Some very talented athletes are deep, but Mr. Halladay was an ocean. You could not know or explain him. All you could do was enjoy what he did.

He left a moribund Jays organization after the 2009 season in order to give winning a spin in Philadelphia. Such was the regard he was held in, that not a single person in Toronto begrudged him the chance.

He never did get his World Series ring, but has probably done enough to earn a place in baseball's Hall of Fame. He'll first appear on the ballot in 2019.

Upon leaving the Phillies in 2013, he signed a one-day contract with Toronto so that he could retire with the club that gave him his chance.

After quitting baseball, Mr. Halladay seemed to take a conscious decision to lighten up. He fished more and gained a little paunch. He deployed an endearing, middle-age-dad-style of humour on Twitter – every picture of Mr.

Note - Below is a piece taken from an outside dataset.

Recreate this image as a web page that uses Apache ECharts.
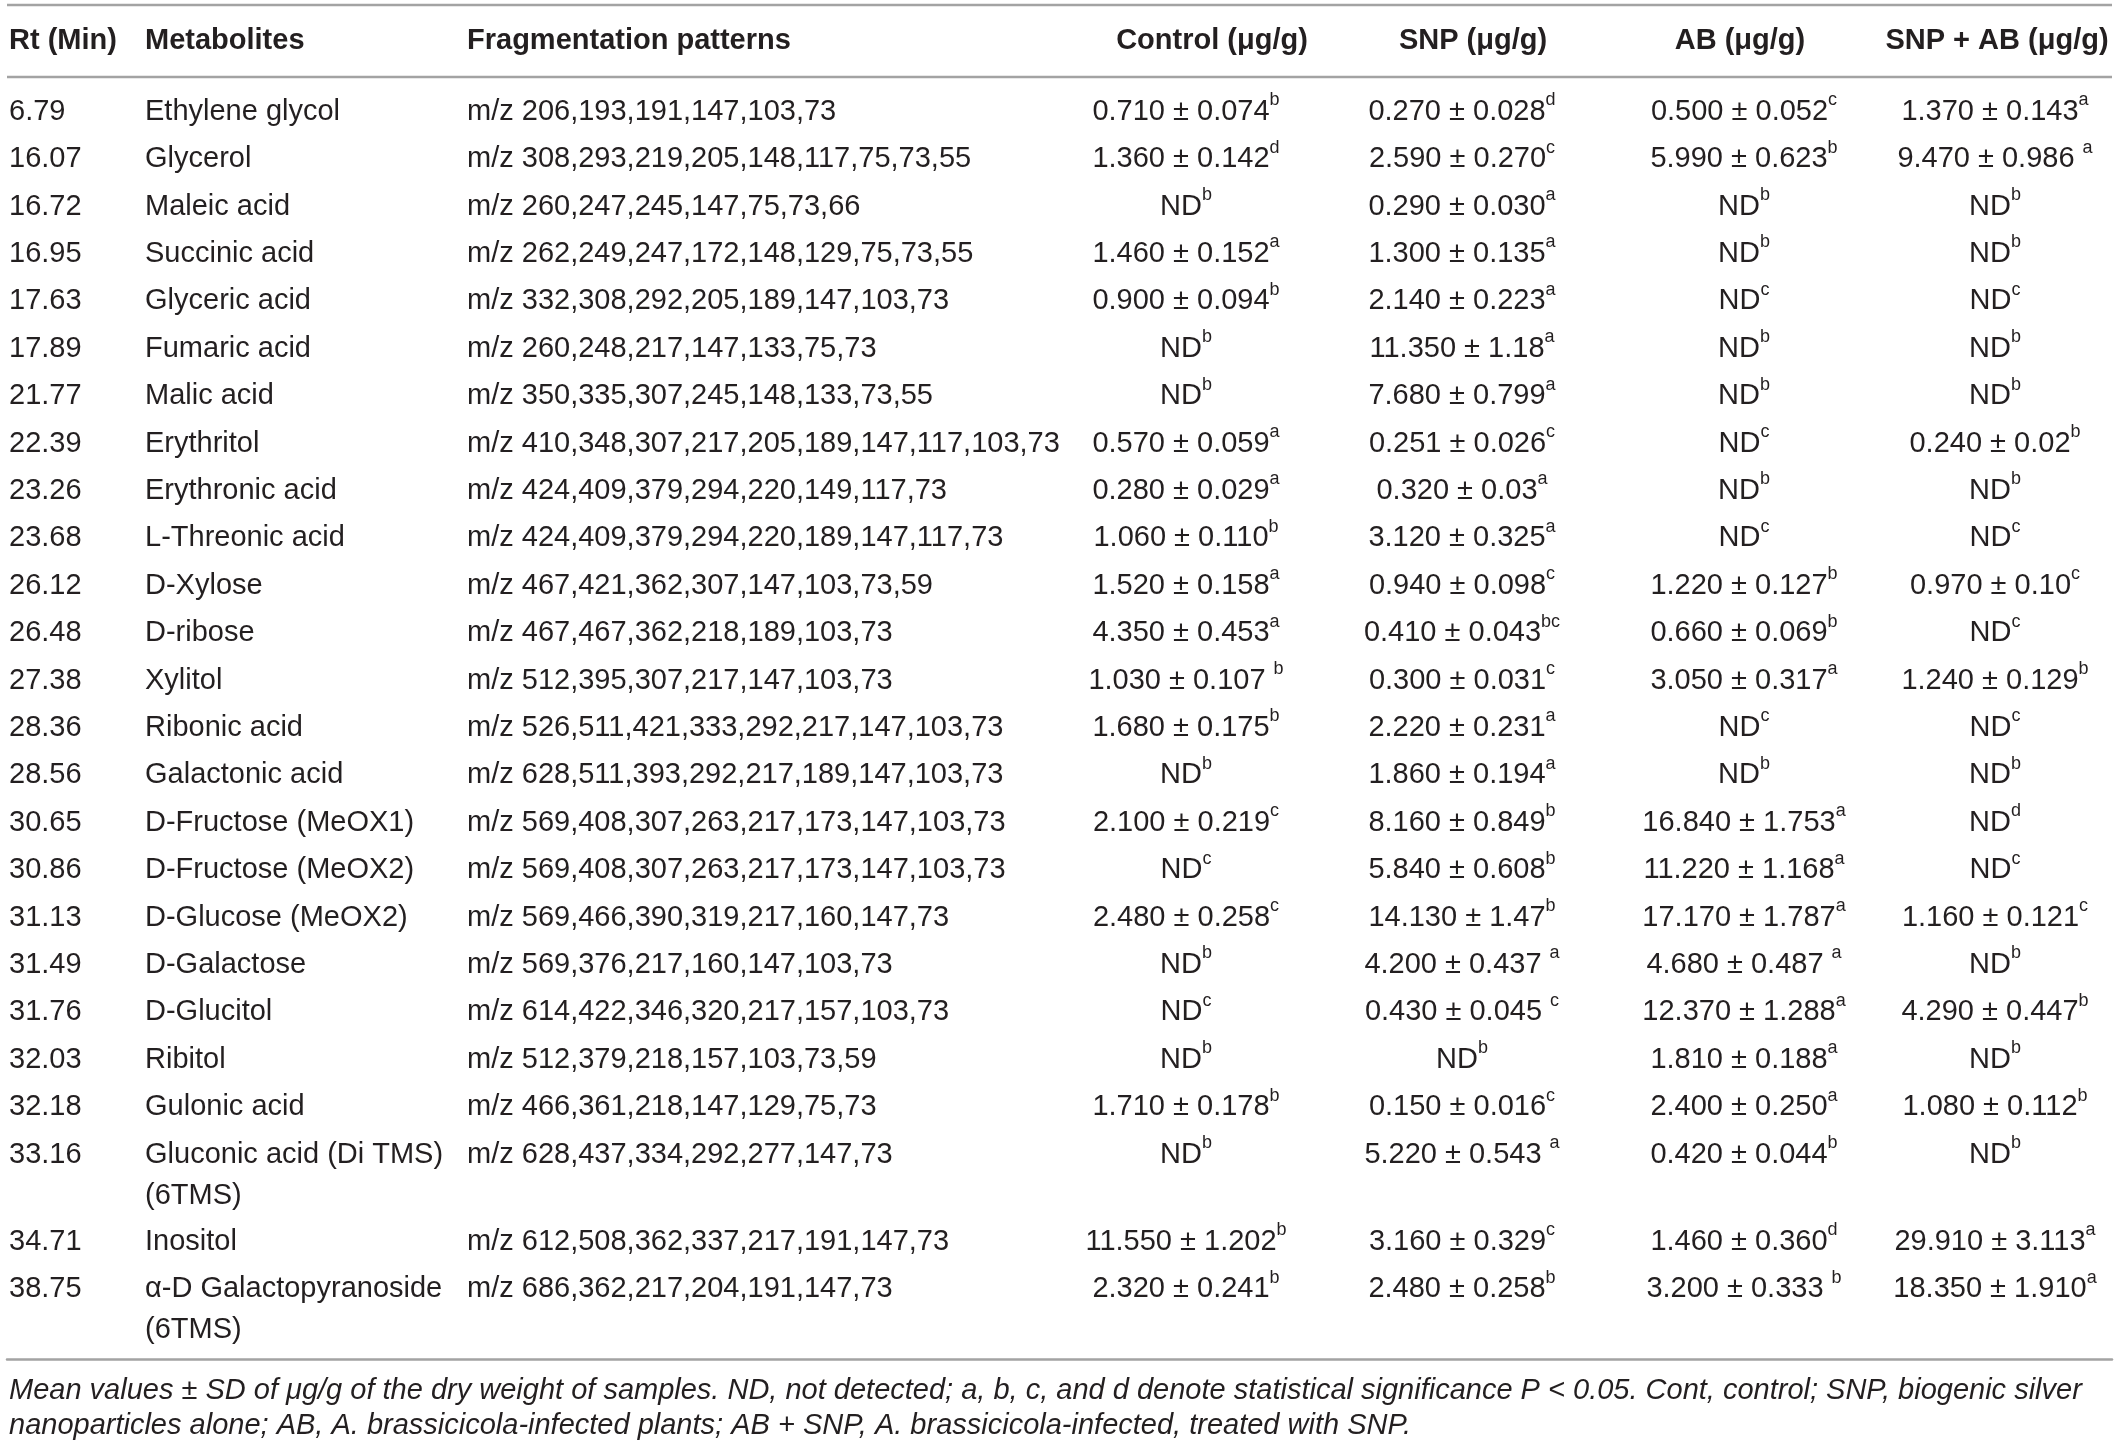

Halladay grinning or clowning around still seems odd to those who knew him when he played.

He coached kids some and got his pilot's licence. He did all the things he couldn't when he was too busy being utterly consumed by becoming one of the great ballplayers of the 21st century.

Forty is far too soon, but the breadth of Mr. Halladay's accomplishments cannot be defined by time. He decided what he wanted to be and he became that, again and again.

What better thing can be said of any life?